It happened one day

Zubin D’souza

A long time ago when I was a younger man and far too naive than I used to let on, I got the awesome opportunity to apprentice with a world class chef.

Now this man was a legend! He had Michelin stars, he was forever in the news and he was a genius to boot. He was an extremely hard working chef and did not expect anything less from his crew.

To a young man like me, being in his presence was intimidating; akin to being faced with the wrath of god!

Anyway, long story short and I landed up at his kitchen on the appointed day. To be honest, everything was in a bit of a whirl. I had travelled thousands of miles, was now in a strange country, not yet cured of my jet lag and was staring at my first day in the scariest place on earth.

When I walk into the kitchen, there is not so much as an orientation. The burly chef steps up to me, throws a duster in my face and says: “You, brown boy, clean up the kitchen. I don’t want it looking like any of your slums when you are done okay!”

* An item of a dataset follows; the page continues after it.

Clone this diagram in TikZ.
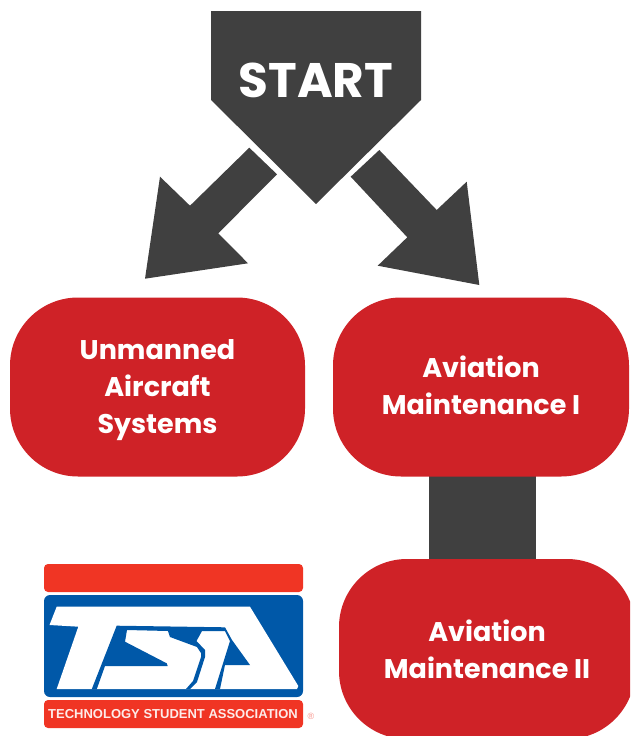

Well, young brown boy did not have much of a choice back then. The only reason I had spent half a year’s worth of wages and agreed to inure myself as an unpaid slave was for the education of a lifetime that I was about to receive.

The kitchen obviously needed a lot of cleaning and I put that down to the fact that probably there were not too many brown boys who wanted to come down there anyway.

I was quite surprised that the health department hadn’t as yet raided the establishment for flouting the norms. If you think that you know what a Hell’s Kitchen looks like; at this moment I was staring straight into the fiery bowels of hell itself.

There was grease so thick that I could barely see the original colour of the tiles.

This doyen of the culinary industry also employed the use of wood and coal rather artfully in his kitchen and soot from the ancient fireplace blended with the grime in a perfect flourish of cleaner agony!

So, anyway I started cleaning up the place and tried to stay out of everyone’s way as they prepped for what was going to be an extremely tough lunch service.

I tried to stay as optimistic as I could; I also avoided gagging over stuff that appeared putrid.

I understood the chef’s peccadillo for fresh ingredients; his kitchen seemed to have mushrooms growing in the corners.

Here was a kitchen that was the high altar of culinary greatness; where devotees waited years for a reservation and did not squirm at the several hundreds of dollars that they forked out for each

meal.

And there I was, in the middle of the kitchen, scrubbing it to some semblance of normalcy. I saw mouldy stuff in bottles that were consigned to the safety of the garbage cans and these were swiftly followed by knife blades that were missing handles, a chopping board that looked like it was brought back as a relic from Caesar’s campaigns and a small tray of a cornstarch and icing sugar mix.

When I was done, I was knackered but by the look of surprise on the faces of the team as they returned after their break, I knew that I had done a fantastic job.

Dinner service was about to begin and I was allocated my section. I was thrilled to be working on the entrees. It is not an entry level position which means that someone surely valued what potential they saw in me in the short time available to judge me.

Suddenly this culinary deity comes up to me, red in the face. He is yelling; profanities spewing out from his mouth in his native tongue. I think that this is probably the culture divide; he wants to thank me but since his race is known for their displays of passion I just don’t get it.

It is true that I didn’t quite get it.

The chef was truly upset with me; he thought I had stolen from him.

What could I have possibly wanted from him? But his stuff was missing and he wouldn’t rest till he found the thief.

After checking me thoroughly and the innocent look on my face, he knew that I wasn’t the one who had stolen from him.

Little did I know then that it was me who had caused him all his misery!

Do you remember that tray of cornstarch and icing sugar that I had thrown in the garbage bin? Well that was four hundred Euros worth of cocaine!

From that day on I never had to clean the kitchen more than necessary and I was never called ‘brown boy’ again!